Begin at the top of the entries below and write out every line through the one containing "const data = categories.map((c, i)", excluding pictures.
-- Start Entries shown --
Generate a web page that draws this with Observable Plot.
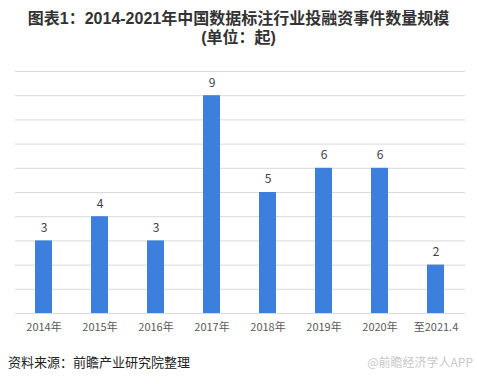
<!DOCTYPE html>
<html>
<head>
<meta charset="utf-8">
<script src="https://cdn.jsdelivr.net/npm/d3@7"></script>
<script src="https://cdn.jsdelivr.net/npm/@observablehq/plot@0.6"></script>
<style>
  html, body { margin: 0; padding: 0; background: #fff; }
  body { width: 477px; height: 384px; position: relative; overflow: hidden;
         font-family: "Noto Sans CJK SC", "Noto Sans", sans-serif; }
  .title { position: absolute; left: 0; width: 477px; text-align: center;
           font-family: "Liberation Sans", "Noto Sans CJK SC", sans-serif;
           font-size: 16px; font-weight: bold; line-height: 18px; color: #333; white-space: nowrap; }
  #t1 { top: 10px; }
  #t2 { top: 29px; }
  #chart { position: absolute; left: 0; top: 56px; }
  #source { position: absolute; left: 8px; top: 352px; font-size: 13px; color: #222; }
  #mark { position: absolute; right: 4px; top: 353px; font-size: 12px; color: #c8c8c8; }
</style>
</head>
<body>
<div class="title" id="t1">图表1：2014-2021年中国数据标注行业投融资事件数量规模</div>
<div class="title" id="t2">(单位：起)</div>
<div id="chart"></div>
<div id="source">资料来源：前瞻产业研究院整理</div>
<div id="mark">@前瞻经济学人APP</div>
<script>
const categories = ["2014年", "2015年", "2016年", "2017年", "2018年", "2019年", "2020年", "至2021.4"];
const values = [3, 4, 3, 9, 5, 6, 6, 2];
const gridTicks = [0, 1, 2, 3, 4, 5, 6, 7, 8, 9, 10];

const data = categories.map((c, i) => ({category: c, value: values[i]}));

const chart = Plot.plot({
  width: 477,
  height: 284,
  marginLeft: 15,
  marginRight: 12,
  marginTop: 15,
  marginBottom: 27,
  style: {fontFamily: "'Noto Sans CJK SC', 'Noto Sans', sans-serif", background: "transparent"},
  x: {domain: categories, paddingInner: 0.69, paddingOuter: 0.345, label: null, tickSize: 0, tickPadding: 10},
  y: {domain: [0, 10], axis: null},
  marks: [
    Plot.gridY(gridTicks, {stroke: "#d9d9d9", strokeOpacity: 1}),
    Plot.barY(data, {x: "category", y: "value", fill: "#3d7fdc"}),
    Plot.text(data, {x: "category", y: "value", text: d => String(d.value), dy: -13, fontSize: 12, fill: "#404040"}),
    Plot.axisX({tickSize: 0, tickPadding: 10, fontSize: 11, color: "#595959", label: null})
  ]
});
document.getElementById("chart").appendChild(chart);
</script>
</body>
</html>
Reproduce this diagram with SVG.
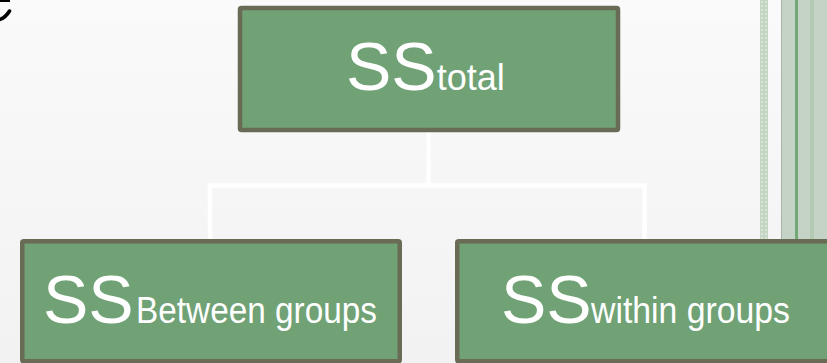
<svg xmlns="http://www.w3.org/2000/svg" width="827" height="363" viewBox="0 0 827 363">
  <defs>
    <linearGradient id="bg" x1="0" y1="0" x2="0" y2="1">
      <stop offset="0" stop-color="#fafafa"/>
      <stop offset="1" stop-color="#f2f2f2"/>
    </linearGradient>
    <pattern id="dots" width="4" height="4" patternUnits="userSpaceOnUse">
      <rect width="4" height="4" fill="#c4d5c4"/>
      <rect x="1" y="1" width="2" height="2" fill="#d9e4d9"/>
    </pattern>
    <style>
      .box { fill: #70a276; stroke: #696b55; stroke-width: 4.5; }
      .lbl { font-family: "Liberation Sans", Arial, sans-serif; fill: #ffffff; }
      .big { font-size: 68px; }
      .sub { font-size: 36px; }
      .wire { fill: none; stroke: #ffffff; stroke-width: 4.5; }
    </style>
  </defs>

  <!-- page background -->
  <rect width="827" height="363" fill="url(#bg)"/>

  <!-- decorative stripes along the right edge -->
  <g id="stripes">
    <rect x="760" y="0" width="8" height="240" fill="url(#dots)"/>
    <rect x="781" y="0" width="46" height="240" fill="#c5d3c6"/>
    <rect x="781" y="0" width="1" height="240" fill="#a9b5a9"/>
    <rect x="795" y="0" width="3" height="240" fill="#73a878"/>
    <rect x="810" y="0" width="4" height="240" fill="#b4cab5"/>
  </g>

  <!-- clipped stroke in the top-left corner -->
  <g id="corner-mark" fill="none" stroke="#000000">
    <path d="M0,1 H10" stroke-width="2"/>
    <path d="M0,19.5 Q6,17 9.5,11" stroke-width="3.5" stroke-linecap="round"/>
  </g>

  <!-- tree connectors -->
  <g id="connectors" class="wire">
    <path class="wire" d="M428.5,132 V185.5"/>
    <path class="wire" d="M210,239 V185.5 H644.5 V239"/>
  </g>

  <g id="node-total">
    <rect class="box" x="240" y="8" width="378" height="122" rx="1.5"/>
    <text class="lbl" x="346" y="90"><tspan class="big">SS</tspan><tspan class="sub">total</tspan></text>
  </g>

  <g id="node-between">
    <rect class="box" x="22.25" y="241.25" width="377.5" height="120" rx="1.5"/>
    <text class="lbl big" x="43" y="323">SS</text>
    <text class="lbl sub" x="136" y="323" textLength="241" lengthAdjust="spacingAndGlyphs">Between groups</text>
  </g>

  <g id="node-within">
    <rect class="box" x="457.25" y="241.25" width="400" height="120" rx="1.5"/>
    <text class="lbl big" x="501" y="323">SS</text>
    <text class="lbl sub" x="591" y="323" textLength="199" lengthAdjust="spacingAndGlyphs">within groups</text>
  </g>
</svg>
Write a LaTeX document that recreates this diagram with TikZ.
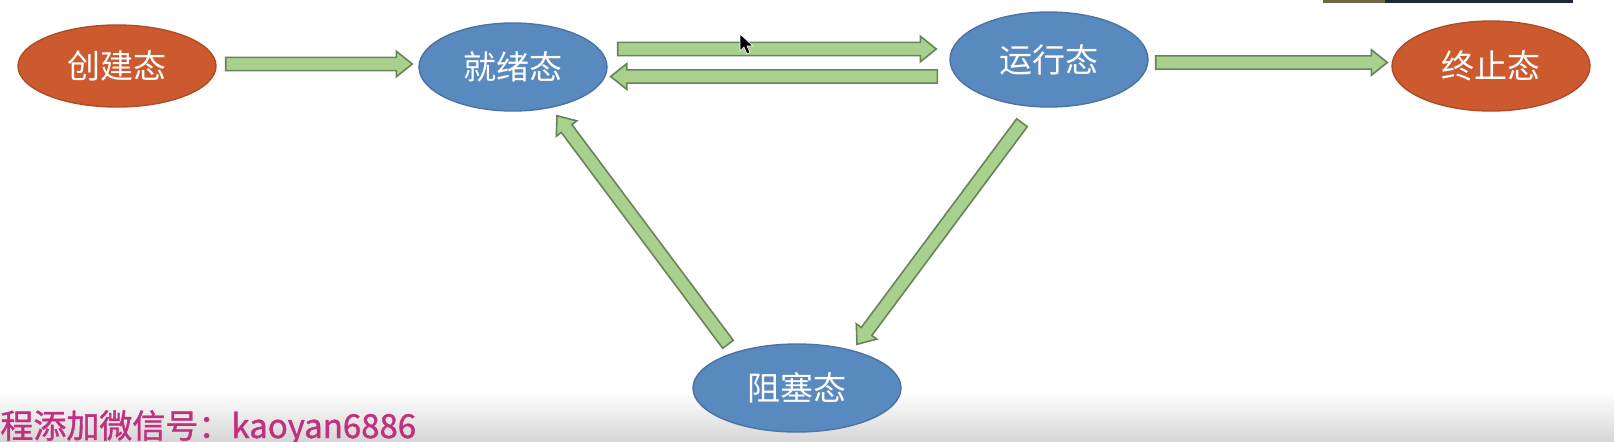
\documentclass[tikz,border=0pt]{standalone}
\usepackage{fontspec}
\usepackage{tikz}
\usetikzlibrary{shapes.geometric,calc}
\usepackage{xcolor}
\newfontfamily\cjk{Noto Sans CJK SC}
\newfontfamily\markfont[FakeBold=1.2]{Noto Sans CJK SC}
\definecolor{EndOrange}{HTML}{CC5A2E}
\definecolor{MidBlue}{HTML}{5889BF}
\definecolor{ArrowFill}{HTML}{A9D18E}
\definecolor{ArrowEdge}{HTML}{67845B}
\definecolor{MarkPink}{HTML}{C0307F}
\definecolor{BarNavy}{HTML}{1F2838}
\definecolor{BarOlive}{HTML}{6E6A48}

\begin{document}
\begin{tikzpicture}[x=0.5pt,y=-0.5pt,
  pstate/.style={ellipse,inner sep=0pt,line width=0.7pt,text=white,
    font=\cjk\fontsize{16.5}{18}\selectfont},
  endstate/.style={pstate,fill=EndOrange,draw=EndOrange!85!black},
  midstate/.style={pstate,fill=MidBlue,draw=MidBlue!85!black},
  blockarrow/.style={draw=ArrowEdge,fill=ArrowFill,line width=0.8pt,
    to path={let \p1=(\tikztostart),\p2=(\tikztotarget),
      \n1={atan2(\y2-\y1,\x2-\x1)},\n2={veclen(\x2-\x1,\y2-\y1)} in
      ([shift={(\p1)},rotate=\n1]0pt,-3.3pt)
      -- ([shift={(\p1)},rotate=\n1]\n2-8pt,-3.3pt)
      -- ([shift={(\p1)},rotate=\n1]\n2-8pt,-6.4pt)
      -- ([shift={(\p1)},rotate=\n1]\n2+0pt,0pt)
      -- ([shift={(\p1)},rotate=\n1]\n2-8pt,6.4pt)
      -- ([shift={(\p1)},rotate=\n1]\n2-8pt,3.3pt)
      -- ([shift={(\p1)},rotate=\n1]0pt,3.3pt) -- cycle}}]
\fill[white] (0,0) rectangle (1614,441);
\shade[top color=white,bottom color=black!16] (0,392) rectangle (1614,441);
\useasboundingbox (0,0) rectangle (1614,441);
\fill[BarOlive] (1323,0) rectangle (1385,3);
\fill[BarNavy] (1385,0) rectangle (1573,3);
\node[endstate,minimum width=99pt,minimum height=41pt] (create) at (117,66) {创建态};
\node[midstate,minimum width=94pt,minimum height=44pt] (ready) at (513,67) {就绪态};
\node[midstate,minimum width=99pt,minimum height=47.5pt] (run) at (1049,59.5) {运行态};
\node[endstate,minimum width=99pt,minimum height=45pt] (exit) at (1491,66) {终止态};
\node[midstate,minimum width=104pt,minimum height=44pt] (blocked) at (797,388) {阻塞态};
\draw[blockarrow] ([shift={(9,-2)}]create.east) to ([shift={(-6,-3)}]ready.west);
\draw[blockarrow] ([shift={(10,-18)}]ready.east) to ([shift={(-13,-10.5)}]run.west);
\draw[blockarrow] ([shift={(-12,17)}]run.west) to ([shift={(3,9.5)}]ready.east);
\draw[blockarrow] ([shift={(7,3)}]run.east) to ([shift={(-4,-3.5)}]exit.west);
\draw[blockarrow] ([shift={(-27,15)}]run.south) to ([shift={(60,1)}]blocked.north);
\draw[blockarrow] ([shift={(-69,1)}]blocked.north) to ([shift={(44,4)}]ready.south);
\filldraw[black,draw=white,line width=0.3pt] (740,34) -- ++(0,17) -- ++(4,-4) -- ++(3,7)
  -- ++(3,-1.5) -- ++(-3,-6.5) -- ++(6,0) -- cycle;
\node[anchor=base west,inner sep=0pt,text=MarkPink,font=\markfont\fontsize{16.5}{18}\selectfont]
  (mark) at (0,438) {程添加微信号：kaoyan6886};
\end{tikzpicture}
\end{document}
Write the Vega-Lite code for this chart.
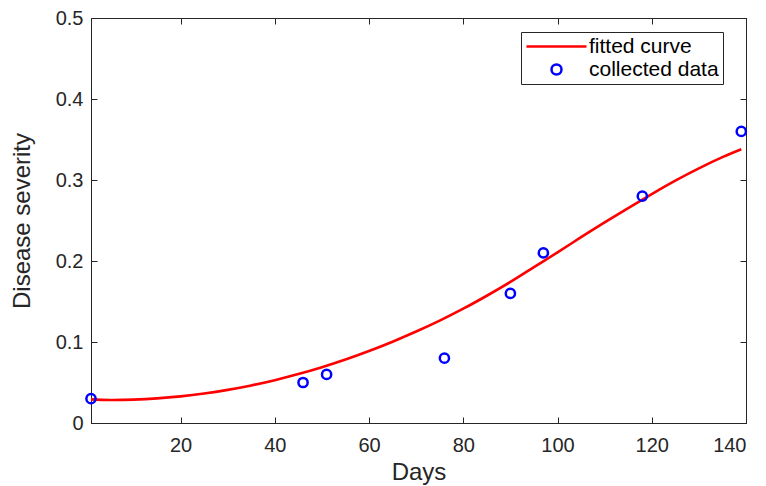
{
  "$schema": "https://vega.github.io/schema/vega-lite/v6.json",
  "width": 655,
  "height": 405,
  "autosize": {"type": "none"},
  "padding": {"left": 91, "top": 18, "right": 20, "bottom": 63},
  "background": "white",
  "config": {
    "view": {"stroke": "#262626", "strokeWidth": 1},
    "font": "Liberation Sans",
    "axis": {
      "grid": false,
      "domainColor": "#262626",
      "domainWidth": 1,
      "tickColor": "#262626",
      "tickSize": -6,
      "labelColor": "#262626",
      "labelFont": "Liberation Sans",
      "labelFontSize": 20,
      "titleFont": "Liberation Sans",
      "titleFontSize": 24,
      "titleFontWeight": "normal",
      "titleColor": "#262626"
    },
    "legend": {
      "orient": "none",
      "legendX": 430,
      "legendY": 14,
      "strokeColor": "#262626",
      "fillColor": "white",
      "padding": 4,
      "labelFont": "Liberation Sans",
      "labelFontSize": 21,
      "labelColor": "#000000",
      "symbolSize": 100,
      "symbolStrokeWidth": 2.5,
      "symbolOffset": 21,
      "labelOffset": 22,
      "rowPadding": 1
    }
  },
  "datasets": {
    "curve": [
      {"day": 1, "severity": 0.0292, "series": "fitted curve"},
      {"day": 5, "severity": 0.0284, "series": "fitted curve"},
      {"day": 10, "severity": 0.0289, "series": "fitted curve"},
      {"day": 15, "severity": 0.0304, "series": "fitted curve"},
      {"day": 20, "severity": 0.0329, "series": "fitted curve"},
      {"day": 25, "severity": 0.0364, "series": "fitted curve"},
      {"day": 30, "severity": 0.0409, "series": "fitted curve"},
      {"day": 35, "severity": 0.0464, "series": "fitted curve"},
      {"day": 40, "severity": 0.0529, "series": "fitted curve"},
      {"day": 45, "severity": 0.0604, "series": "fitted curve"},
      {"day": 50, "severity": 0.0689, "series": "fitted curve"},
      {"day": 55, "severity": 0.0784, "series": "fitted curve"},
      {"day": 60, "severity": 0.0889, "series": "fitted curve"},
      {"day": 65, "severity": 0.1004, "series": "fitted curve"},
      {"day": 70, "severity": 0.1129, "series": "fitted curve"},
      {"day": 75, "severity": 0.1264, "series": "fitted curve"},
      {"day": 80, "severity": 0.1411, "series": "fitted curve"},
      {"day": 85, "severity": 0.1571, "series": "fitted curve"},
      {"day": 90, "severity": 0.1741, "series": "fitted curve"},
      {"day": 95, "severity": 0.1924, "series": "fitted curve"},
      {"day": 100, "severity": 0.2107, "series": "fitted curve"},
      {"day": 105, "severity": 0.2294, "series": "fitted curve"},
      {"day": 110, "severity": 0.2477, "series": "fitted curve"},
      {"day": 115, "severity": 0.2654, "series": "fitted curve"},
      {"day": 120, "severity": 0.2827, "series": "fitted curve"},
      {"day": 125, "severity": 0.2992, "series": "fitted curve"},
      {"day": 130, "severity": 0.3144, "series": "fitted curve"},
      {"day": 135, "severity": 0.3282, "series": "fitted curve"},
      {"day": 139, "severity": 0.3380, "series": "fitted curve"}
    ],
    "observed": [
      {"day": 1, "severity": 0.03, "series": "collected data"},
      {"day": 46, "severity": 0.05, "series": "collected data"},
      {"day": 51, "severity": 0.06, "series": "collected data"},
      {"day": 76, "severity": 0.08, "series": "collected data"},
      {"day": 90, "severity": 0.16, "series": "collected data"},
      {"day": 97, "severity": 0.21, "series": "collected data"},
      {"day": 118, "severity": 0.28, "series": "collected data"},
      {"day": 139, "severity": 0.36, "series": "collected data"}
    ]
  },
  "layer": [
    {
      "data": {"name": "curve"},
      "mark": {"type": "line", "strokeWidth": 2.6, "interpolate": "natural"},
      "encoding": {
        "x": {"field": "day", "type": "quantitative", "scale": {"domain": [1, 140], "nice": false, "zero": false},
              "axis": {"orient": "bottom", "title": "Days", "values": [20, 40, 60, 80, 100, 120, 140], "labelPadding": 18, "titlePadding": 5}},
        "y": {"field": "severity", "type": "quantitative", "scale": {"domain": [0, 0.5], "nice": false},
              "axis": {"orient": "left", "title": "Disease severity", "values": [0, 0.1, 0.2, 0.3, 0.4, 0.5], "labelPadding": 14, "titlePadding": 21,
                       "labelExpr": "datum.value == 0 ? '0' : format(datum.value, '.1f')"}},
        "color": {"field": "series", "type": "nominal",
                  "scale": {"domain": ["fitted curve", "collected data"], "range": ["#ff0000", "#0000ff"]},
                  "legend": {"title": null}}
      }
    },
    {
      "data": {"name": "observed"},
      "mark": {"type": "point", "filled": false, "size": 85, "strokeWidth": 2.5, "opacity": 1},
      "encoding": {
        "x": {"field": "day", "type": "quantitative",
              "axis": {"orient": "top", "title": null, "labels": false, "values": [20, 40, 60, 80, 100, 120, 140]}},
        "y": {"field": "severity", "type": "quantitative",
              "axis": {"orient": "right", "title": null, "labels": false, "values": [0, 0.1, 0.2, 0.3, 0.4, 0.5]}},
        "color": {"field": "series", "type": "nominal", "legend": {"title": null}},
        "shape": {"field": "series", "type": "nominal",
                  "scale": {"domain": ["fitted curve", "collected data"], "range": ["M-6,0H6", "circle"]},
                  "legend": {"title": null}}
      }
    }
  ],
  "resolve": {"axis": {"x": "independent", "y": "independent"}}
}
-- End Entries shown --
▸ **Written response**:
Generate a web page that draws this with Observable Plot.
<!DOCTYPE html>
<html>
<head>
<meta charset="utf-8">
<script src="https://cdn.jsdelivr.net/npm/d3@7"></script>
<script src="https://cdn.jsdelivr.net/npm/@observablehq/plot@0.6"></script>
<style>
  html, body { margin: 0; padding: 0; background: #fff; }
  body { width: 477px; height: 384px; position: relative; overflow: hidden;
         font-family: "Noto Sans CJK SC", "Noto Sans", sans-serif; }
  .title { position: absolute; left: 0; width: 477px; text-align: center;
           font-family: "Liberation Sans", "Noto Sans CJK SC", sans-serif;
           font-size: 16px; font-weight: bold; line-height: 18px; color: #333; white-space: nowrap; }
  #t1 { top: 10px; }
  #t2 { top: 29px; }
  #chart { position: absolute; left: 0; top: 56px; }
  #source { position: absolute; left: 8px; top: 352px; font-size: 13px; color: #222; }
  #mark { position: absolute; right: 4px; top: 353px; font-size: 12px; color: #c8c8c8; }
</style>
</head>
<body>
<div class="title" id="t1">图表1：2014-2021年中国数据标注行业投融资事件数量规模</div>
<div class="title" id="t2">(单位：起)</div>
<div id="chart"></div>
<div id="source">资料来源：前瞻产业研究院整理</div>
<div id="mark">@前瞻经济学人APP</div>
<script>
const categories = ["2014年", "2015年", "2016年", "2017年", "2018年", "2019年", "2020年", "至2021.4"];
const values = [3, 4, 3, 9, 5, 6, 6, 2];
const gridTicks = [0, 1, 2, 3, 4, 5, 6, 7, 8, 9, 10];

const data = categories.map((c, i) => ({category: c, value: values[i]}));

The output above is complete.